William Shakespeare has many ways of illustrating his characters through way of dialogue and language patterns. This is his trademark and it is his ultimate strategy for drawing his reader closer, until they are completely immersed in his play. In Othello we see that a character like Iago has been given a very rough and coldhearted aura about him, which in time shows us as readers how cruel he really is. On the contrary Othello himself is rather noble in his speech, but overall just as clever.
These characters are clever in their own separate ways: Othello in living a double life of both war and love (which seems to keep him tied to the battlefield, a danger zone) and Iago is clever in his ways of manipulating an entire lot of people to get what he wants. Any excerpt from the play Othello shows how clever Shakespeare is in his own ways, writing traits that cannot be ignored. A good example of witty Shakespearean playwriting is in the opening Act of Othello- Act I, Scene i. , pg. 78-92.
The use of language in this Scene is so classic- for example the way Iago and Roderigo play off of each other in speech. Their goal in the middle of the night is to wake Brabantio (Desdemona’s father) and tell him of the extravagant affair between Othello and her daughter. In the streets of Venice these men holler their way up to his chambers, arising him to the balcony. Shakespeare’s choice of speech is so affective, and so perfect.
Roderigo: Signor (a question of his authority), is all your Family within? Iago: Are your Doors locked? Instigating panic) Roderigo/Iago:I. i. 87-89] Shakespeare’s choice of words here is beautiful in its shrewdness, and in so many ways affective. Iago in particular seems to push the situation, and operate the conversation as he always does. He goes on to tell Brabantio his state of confusion and in many ways hypnotize the poor man. Your heart is burst, you have lost half your soulan old black Ram is tupping your white Ewe. [Iago:I. i. 89-91] Shakespeare gives Iago’s character such filth, such a stench in the air about him that you can smell it while reading.
Here is a character in Othello that is hard to understand, and there have been many views taken on his role. One critic brings up how inconsistent Iago is, and how he sometimes even goes against his own ethics. He comes off as concerned, certainly not as the insensitive bastard he is. He is a wonderfully crafted character, and astounding even by Shakespeare’s standards. If thou dost deliver more or less than Truth, Thou are no Soldier. [Iago: II. iii. 219-20] The audience of Shakespeare is always well informed about the characters because he uses language and dialogue to describe their goals.

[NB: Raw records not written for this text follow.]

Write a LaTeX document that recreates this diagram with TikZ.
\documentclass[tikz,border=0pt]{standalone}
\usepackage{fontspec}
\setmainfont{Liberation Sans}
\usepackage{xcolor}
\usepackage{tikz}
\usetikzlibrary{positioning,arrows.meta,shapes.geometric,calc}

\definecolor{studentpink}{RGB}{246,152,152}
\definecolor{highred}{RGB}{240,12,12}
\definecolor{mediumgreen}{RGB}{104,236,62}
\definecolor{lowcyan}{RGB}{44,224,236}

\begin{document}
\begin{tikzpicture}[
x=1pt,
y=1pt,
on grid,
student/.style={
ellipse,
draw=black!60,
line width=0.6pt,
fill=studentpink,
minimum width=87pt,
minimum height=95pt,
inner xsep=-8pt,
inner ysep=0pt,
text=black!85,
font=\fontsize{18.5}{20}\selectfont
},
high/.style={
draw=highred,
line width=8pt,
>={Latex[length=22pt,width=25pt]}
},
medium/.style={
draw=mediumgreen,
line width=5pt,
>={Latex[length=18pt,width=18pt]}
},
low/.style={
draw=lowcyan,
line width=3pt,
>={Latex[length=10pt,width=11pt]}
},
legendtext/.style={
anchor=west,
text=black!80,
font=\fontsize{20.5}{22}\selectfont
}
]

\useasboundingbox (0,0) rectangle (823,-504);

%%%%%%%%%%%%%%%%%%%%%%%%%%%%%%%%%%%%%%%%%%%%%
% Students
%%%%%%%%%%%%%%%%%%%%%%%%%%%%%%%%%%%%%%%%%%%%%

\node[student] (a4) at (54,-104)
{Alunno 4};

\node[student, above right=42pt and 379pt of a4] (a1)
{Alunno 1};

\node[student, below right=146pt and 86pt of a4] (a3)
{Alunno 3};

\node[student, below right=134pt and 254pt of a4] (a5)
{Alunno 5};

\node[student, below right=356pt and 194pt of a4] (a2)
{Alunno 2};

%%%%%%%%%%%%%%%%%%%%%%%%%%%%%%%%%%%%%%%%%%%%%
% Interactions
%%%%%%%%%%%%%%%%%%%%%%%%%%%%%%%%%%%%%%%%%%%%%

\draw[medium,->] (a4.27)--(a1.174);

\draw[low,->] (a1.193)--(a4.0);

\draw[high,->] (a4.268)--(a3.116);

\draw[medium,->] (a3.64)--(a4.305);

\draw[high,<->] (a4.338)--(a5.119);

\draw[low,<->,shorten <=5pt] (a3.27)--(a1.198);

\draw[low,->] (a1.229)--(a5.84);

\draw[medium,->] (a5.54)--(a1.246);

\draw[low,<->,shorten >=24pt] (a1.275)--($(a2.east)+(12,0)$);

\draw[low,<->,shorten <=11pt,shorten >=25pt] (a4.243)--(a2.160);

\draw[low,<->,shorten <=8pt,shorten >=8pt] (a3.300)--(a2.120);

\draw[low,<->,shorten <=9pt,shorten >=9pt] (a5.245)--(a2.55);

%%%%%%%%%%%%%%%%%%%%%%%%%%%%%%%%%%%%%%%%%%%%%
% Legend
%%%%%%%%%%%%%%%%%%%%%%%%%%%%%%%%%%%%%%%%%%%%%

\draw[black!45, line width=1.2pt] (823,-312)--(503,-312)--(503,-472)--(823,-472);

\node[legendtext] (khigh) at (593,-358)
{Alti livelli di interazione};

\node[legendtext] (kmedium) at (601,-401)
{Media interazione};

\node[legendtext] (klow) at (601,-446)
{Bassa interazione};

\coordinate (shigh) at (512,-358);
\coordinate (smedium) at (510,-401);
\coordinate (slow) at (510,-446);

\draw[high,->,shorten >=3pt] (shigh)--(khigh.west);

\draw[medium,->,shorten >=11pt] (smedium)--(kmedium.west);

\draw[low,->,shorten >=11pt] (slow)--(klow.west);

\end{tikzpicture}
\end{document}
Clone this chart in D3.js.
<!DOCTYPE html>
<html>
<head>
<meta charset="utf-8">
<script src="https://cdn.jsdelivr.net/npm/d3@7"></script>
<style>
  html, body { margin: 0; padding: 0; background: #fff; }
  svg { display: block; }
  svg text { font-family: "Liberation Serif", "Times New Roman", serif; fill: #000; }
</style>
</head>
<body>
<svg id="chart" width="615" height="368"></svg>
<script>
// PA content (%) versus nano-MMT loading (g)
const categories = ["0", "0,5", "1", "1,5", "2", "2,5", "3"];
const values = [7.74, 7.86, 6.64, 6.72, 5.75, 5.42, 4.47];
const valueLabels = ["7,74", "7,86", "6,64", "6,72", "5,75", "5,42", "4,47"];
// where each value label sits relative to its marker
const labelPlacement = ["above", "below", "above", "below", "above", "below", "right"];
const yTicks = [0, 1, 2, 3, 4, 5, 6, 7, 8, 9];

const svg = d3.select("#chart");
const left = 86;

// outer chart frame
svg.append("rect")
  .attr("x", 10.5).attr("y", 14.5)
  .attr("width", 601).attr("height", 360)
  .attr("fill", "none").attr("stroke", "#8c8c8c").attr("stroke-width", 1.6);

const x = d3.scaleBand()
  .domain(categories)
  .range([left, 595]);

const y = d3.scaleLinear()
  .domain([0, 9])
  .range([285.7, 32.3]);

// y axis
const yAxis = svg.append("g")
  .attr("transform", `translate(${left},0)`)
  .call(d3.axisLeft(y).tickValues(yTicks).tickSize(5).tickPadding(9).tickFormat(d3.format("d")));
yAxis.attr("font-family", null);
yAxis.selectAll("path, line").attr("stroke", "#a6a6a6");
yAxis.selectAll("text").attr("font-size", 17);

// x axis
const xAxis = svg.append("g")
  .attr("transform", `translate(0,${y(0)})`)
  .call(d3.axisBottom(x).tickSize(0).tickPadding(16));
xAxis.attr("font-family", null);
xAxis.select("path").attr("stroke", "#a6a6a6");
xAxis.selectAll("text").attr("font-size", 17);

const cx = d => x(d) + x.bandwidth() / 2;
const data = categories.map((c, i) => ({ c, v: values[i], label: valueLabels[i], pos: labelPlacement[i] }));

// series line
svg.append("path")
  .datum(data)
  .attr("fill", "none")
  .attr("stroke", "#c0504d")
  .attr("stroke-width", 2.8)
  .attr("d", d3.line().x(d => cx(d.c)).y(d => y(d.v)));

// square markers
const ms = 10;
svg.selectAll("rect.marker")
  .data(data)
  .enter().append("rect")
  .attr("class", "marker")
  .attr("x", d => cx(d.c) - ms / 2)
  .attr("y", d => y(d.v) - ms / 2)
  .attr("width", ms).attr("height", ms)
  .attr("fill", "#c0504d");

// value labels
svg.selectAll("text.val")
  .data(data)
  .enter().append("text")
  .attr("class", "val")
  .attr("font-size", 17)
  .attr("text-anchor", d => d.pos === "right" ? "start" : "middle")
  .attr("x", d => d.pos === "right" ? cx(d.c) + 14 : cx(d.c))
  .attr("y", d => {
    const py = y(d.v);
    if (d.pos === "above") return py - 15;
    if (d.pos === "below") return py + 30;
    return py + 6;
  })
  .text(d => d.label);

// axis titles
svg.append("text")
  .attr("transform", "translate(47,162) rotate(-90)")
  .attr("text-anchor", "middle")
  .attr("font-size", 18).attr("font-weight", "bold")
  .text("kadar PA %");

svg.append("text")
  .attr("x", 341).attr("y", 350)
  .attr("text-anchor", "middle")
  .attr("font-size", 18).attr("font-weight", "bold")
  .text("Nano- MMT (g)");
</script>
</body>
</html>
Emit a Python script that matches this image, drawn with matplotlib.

In a separate work by another play writer one might get caught in the distinguishing of good/bad characters, but here each one states their cause on a personal level. Guessing will always be a useful tool in figuring out a particular character, but I find that Shakespeare often dangles answers right in front of the reader’s nose. Othello is the exception in this book, a passionate man who acts most graciously towards others. He is the ultimate mirror image of Iago, but seems comfortable with marking his territory.
In conversation he gently persuades those who challenge him as a man and a lover. Othello: Most potent, grave, and reverend Signors, My very noble, and approv’d good Masters What conjuration, and what mighty Magick, (for such proceedings am I charg’d withal) I won his Daughter. A critic on this scene writes: “… all this but Preamble, to tell the Court what he wants in words. ” They go on to say how Othello had a strategy of his own, and how in this entire scene he is grabbing the ear of the Court.
His eloquence is what keeps them up all night, and in the midst of their alarms draws their attention. These characters are only two examples of how Shakespeare uses language to tell his stories and in a form manipulate you into getting caught in his web. A critic writes(on the subject of all characters): “-to entertain the audience with something new and surprising, against common sense, and Nature, he would pass upon us close; dissembling, false, insinuating rascal, instead of an open-hearted, frank, plain-dealing Soldier, a character worn by them for some thousands of years in the World.
Nor is our Poet more discreet in his Desdemona, he had chosen a soldier for his knave: And a Venetian Lady is to be the fool. ” Certainly, Shakespeare leaves himself wide open in creating such a wide variety of characters. He ranges from Iago, the most putrid- to Desdemona, the faithful wife. The language of William Shakespeare tells us so many things, and keeps us as an audience, right between his fingers- tamely like puppets, with all ears listening.